September just might be the sweetest time of the year because it’s National Honey Month! In celebration of all things bee-related, Thurston County Media Mission Non-Profit’s Andrea Capere interviews Laurie Pyne and Frank Scolaro from the Olympia Beekeepers Association to share the importance of the honey bee and how we can protect them.
“The Olympia Beekeepers Association’s mission is education, outreach and camaraderie amongst the members,” says Frank, the OBA president, “so we try to education as much as we can. For outreach we have a lot of activities out in the community and then obviously with the membership we get together and talk a lot about bees.”
Laurie adds that you don’t have to be a beekeeper to belong the association. “Anyone with an interest or love of bees is also an ideal candidate to be a member,” she says.
For Laurie, getting to educate the public about all the things bees do for us, including provide food through pollination, is one of the best parts of belonging to the OBA, other than talking about bees of course! Frank is fascinated by how organized a hive is and the way the bees work together.
The OBA has many projects that it does as part of their education and outreach. This includes classes in beginning beekeeping (those that complete the class receive an apprenticeship certificate), and hive projects. In 2016, they installed two honey bee hives at the Governor’s mansion.
“We have also collaborated with the airport and used their green space for five hives out there,” shares Frank. “Every year we harvest some of that honey and donate it to the airport for their staff auction, the proceeds of which they then donate to SafeSpace in Olympia for the domestic violence shelter.”

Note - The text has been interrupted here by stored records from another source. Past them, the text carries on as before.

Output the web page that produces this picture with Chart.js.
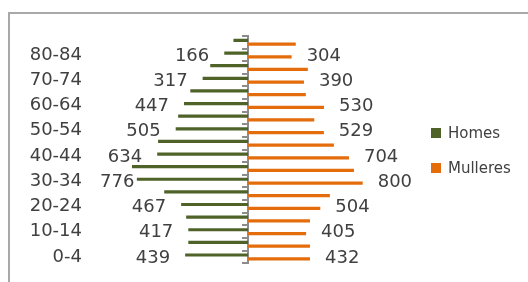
<!DOCTYPE html>
<html>
<head>
<meta charset="utf-8">
<script src="https://cdn.jsdelivr.net/npm/chart.js@4"></script>
<style>
    html, body { margin: 0; padding: 0; background: #fff; overflow: hidden; }
    #wrap { position: relative; width: 528px; height: 282px; }
    #frame { position: absolute; left: 8px; top: 12px; width: 600px; height: 400px;
             border-top: 2px solid #a9a9a9; border-left: 2px solid #a9a9a9; }
    #chart { position: absolute; left: 0; top: 0; }
    #legend { position: absolute; left: 431px; top: 125px; font: 15px 'DejaVu Sans'; color: #404040; }
    #legend .item { display: flex; align-items: center; height: 16px; margin-bottom: 19px; white-space: nowrap; }
    #legend .box { width: 10px; height: 10px; margin-right: 7px; }
</style>
</head>
<body>
<div id="wrap">
    <div id="frame"></div>
    <canvas id="chart" width="528" height="282"></canvas>
    <div id="legend"></div>
</div>
<script>
// Age groups, bottom to top
const ageGroups = ['0-4', '5-9', '10-14', '15-19', '20-24', '25-29', '30-34', '35-39', '40-44',
    '45-49', '50-54', '55-59', '60-64', '65-69', '70-74', '75-79', '80-84', '85+'];
const homes = [439, 417, 417, 432, 467, 585, 776, 810, 634, 628, 505, 488, 447, 403, 317, 264, 166, 102];
const mulleres = [432, 432, 405, 432, 504, 571, 800, 739, 704, 599, 529, 462, 530, 403, 390, 417, 304, 333];

const textColor = '#404040';
const labelFont = { family: 'DejaVu Sans', size: 18 };

// only every other group gets a label, like the original
const showLabel = i => i % 2 === 0;

// draws the value next to the end of each labelled bar
const valueLabels = {
    id: 'valueLabels',
    afterDatasetsDraw(chart) {
        const ctx = chart.ctx;
        const yScale = chart.scales.y;
        ctx.save();
        ctx.font = `${labelFont.size}px ${labelFont.family}`;
        ctx.fillStyle = textColor;
        ctx.textBaseline = 'middle';
        chart.data.datasets.forEach((ds, di) => {
            chart.getDatasetMeta(di).data.forEach((bar, i) => {
                if (!showLabel(i)) return;
                const text = String(Math.abs(ds.data[i]));
                const y = yScale.getPixelForValue(i) + 1;
                if (ds.data[i] < 0) {
                    const w = ctx.measureText(text).width;
                    ctx.textAlign = 'right';
                    ctx.fillText(text, Math.max(bar.x - 15, 100 + w), y);
                } else {
                    ctx.textAlign = 'left';
                    ctx.fillText(text, bar.x + 15, y);
                }
            });
        });
        ctx.restore();
    }
};

const chart = new Chart(document.getElementById('chart'), {
    type: 'bar',
    data: {
        labels: ageGroups,
        datasets: [
            { label: 'Homes', data: homes.map(v => -v), backgroundColor: '#4F6228' },
            { label: 'Mulleres', data: mulleres, backgroundColor: '#E46C0A' }
        ]
    },
    options: {
        indexAxis: 'y',
        responsive: false,
        animation: false,
        categoryPercentage: 0.6,
        barPercentage: 0.85,
        layout: { padding: { top: 36, bottom: 6, left: 0, right: 117 } },
        scales: {
            x: { display: false, min: -1103, max: 1137 },
            y: {
                reverse: true,
                afterFit: s => { s.width = 90; },
                grid: { display: false, drawTicks: false },
                border: { display: false },
                ticks: {
                    autoSkip: false,
                    padding: 8,
                    color: textColor,
                    font: labelFont,
                    callback: (v, i) => showLabel(i) ? ageGroups[i] : ''
                }
            },
            y2: {
                type: 'category',
                position: { x: 0 },
                reverse: true,
                offset: true,
                ticks: { display: false },
                grid: { offset: true, drawOnChartArea: false, color: '#8c8c8c', lineWidth: 2, tickLength: 5 },
                border: { color: '#8c8c8c', width: 2 }
            }
        },
        plugins: {
            legend: { display: false },
            tooltip: { enabled: false }
        }
    },
    plugins: [valueLabels]
});

// legend as html, built from the datasets
document.getElementById('legend').innerHTML = chart.data.datasets.map(ds =>
    `<div class="item"><span class="box" style="background:${ds.backgroundColor}"></span>${ds.label}</div>`
).join('');
</script>
</body>
</html>
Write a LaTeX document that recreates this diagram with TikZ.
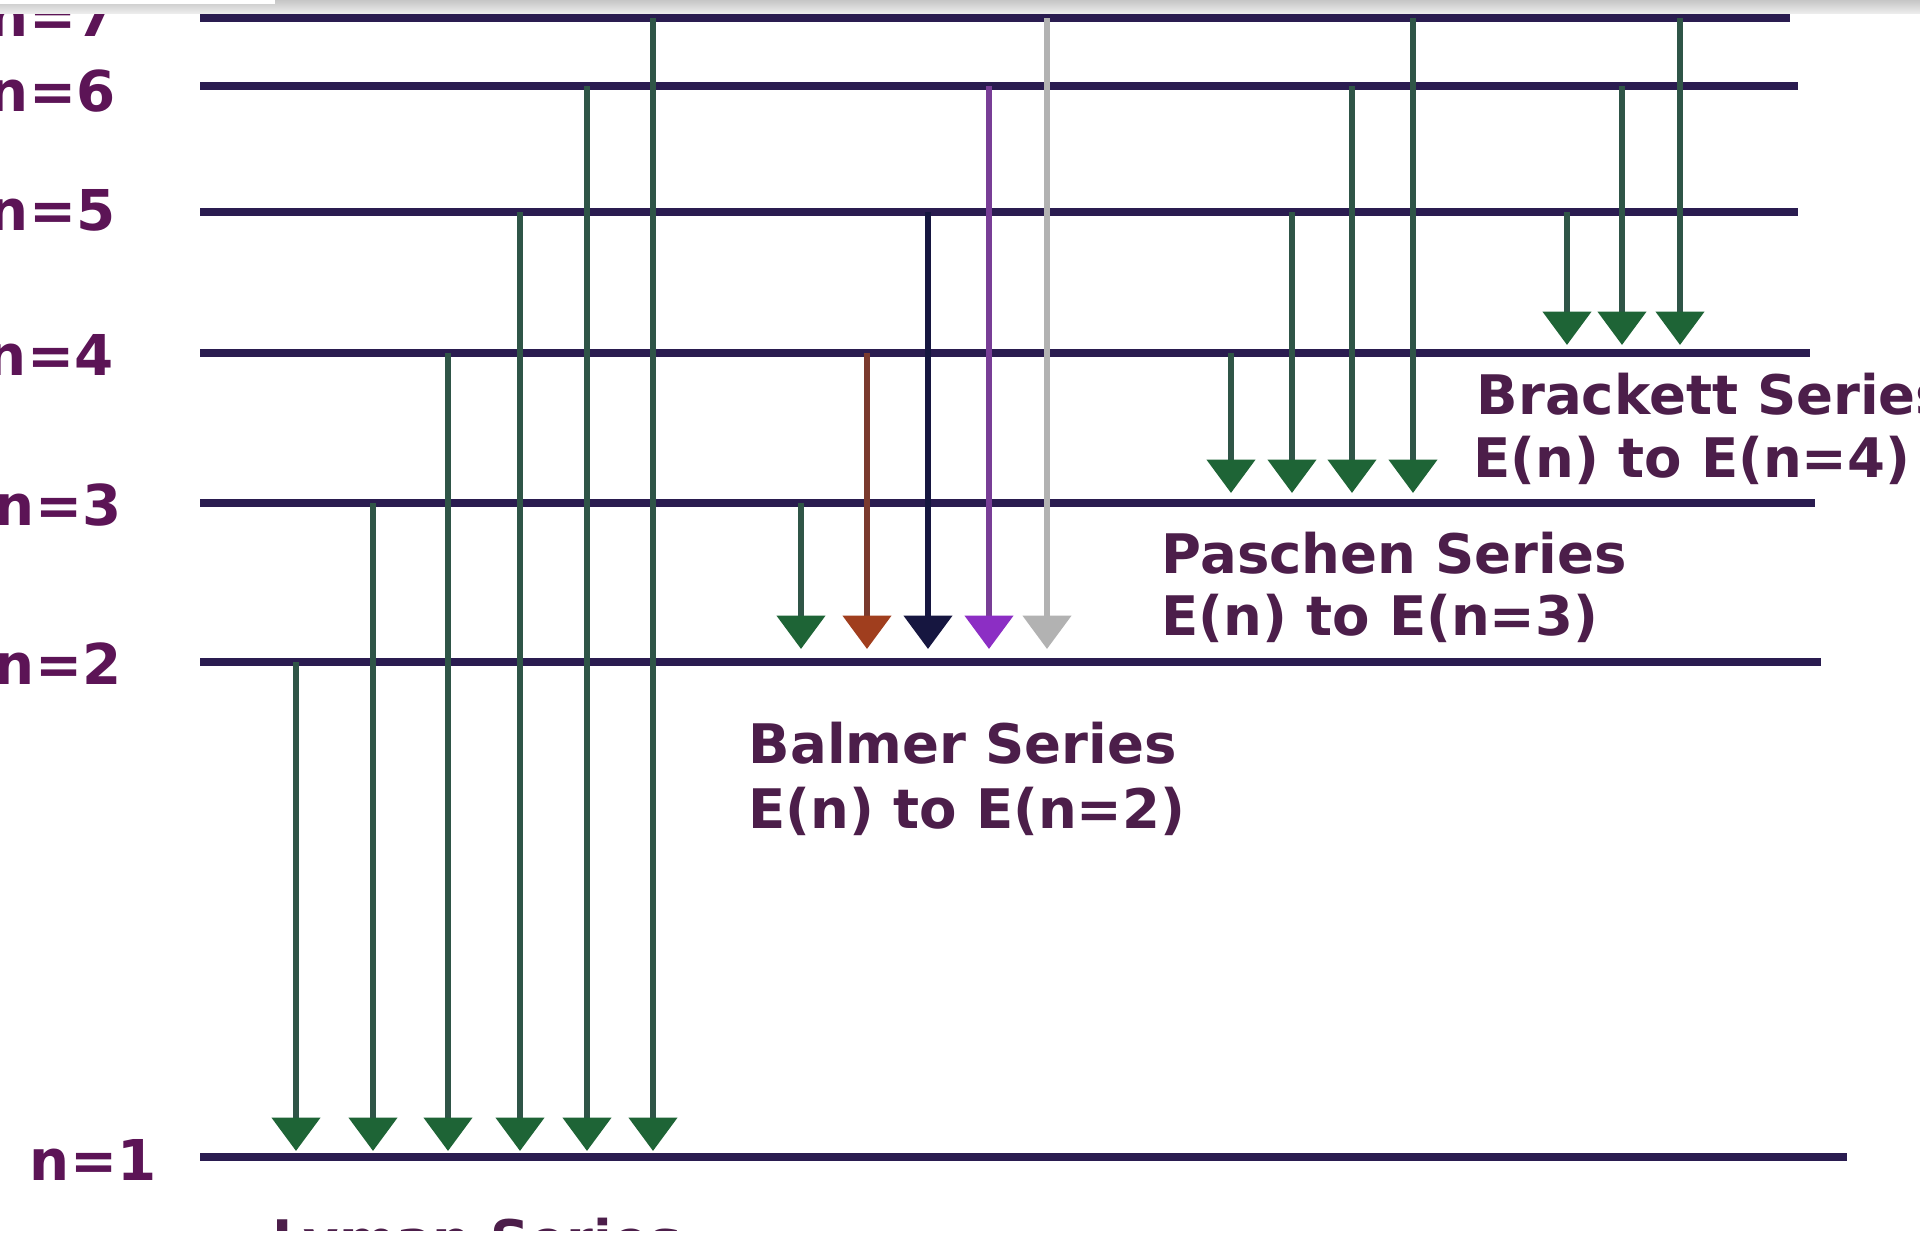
\documentclass[tikz,border=0pt]{standalone}
\usepackage{fontspec}
\setmainfont{DejaVu Sans}
\usepackage{tikz}
\usetikzlibrary{arrows.meta}
\definecolor{levelblue}{RGB}{42,28,80}
\definecolor{txtpurple}{RGB}{76,30,74}
\definecolor{lblpurple}{RGB}{92,20,86}
\definecolor{shaftgreen}{RGB}{47,85,71}
\definecolor{headgreen}{RGB}{30,100,54}
\definecolor{balbrown}{RGB}{122,58,46}
\definecolor{headbrown}{RGB}{160,62,30}
\definecolor{balnavy}{RGB}{22,22,64}
\definecolor{balpurple}{RGB}{120,62,150}
\definecolor{headpurple}{RGB}{140,46,196}
\definecolor{balgrey}{RGB}{178,178,178}
\tikzset{
  level/.style={draw=levelblue, line width=2pt},
  trans/.style 2 args={draw=#1, line width=1.8pt,
    -{Triangle[width=13.5pt,length=9.5pt,fill=#2,color=#2]}},
  nlbl/.style={text=lblpurple, font=\bfseries\fontsize{16}{18}\selectfont, inner sep=0pt},
  serieslbl/.style={text=txtpurple, font=\bfseries\fontsize{15.5}{19}\selectfont,
    inner sep=0pt, anchor=west}
}
\begin{document}
\begin{tikzpicture}[x=0.01cm, y=-0.01cm]
  \useasboundingbox (0,0) rectangle (1920,1239);
  \clip (0,0) rectangle (1920,1239);
  \fill[white] (0,0) rectangle (1920,1239);

  % energy levels
  \foreach \n/\y/\xe/\xl/\yl in {1/1157/1847/157/1160, 2/662/1821/122/664, 3/503/1815/122/505,
                             4/353/1810/114/355, 5/212/1798/116/210, 6/86/1798/116/91, 7/18/1790/116/16} {
    \coordinate (E\n) at (0,\y);
    \draw[level] (200,\y) -- (\xe,\y);
    \node[nlbl, anchor=east] (n\n) at (\xl,\yl) {n=\n};
  }
  \coordinate (tipLy) at (0,1151);
  \coordinate (tipBa) at (0,649);
  \coordinate (tipPa) at (0,493);
  \coordinate (tipBr) at (0,345);

  % Lyman series
  \foreach \x/\n in {296/2, 373/3, 448/4, 520/5, 587/6, 653/7} {
    \draw[trans={shaftgreen}{headgreen}] (\x,0 |- E\n) -- (\x,0 |- tipLy);
  }
  % Balmer series
  \foreach \x/\n/\c/\h in {801/3/shaftgreen/headgreen, 867/4/balbrown/headbrown,
                           928/5/balnavy/balnavy, 989/6/balpurple/headpurple,
                           1047/7/balgrey/balgrey} {
    \draw[trans={\c}{\h}] (\x,0 |- E\n) -- (\x,0 |- tipBa);
  }
  % Paschen series
  \foreach \x/\n in {1231/4, 1292/5, 1352/6, 1413/7} {
    \draw[trans={shaftgreen}{headgreen}] (\x,0 |- E\n) -- (\x,0 |- tipPa);
  }
  % Brackett series
  \foreach \x/\n in {1567/5, 1622/6, 1680/7} {
    \draw[trans={shaftgreen}{headgreen}] (\x,0 |- E\n) -- (\x,0 |- tipBr);
  }

  % series labels
  \node[serieslbl] (balmer) at (748,743) {Balmer Series};
  \node[serieslbl] (balmerE) at (748,811) {E(n) to E(n=2)};
  \node[serieslbl] (paschen) at (1161,553) {Paschen Series};
  \node[serieslbl] (paschenE) at (1161,618) {E(n) to E(n=3)};
  \node[serieslbl] (brackett) at (1476,394) {Brackett Series};
  \node[serieslbl] (brackettE) at (1473,460) {E(n) to E(n=4)};
  \node[serieslbl] (lyman) at (272,1245) {Lyman Series};

  % scanned edges
  \shade[top color=gray!45, bottom color=gray!15] (0,0) rectangle (1920,13);
  \fill[white] (0,0) rectangle (275,4);
  \fill[white] (0,1231) rectangle (1920,1239);
\end{tikzpicture}
\end{document}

Five years ago, they partnered with The Evergreen State College for their sustainability and prisons project. “It’s an extraordinary program because they take different sustainability issues, whether it’s growing plants for prairie restoration or developing cocoons for endangered butterflies, but it’s hands-on experiences that contribute to the sustainability of the environment,” explains Laurie. Evergreen first contacted OBA to do a beekeeping talk at Stafford Creek Prison. “We had 70 inmates attend a talk and they asked the most intelligent questions, really caring questions,” she adds. The prison already had hives, and so OBA started teaching their Washington State Beekeepers Association apprentice certificate class.
Now they teach classes at three prisons. “When you nurture and care for something it changes you as a person,” Laurie says, “and so the inmates that take the class get the privilege of helping with the hives on those corrections campuses and it’s been remarkable to watch the changes.”
The OBA is currently working on creating a pollinator’s garden in the Port of Olympia. They are hoping to start planting early to mid-October. The plants will be locally sourced native species to best fit what the bees need.
Part of the OBA education also includes sharing how we are damaging the honey bee population and why it’s so important for our food production to help protect them. “Bees are mostly threatened by lack of habitat, lack of food and the treat of pesticides,” explains Colleen Lynch, a member of OBA. “We plant all the same things on the farms and then we spray them and we are surprised when the bees are declining. We forget to leave flowers and wildflowers out for bees. We want everything perfectly mowed and all the same and it doesn’t leave much for the wildlife.”
To make your own backyard more hospitable, look for pollinator plants at your local garden centers. They are usually labeled, or you can ask the workers to help you out. These plants help not just honey bees, but all pollinator plants. Also make sure the plants have not been treated with pesticides that can harm pollinators.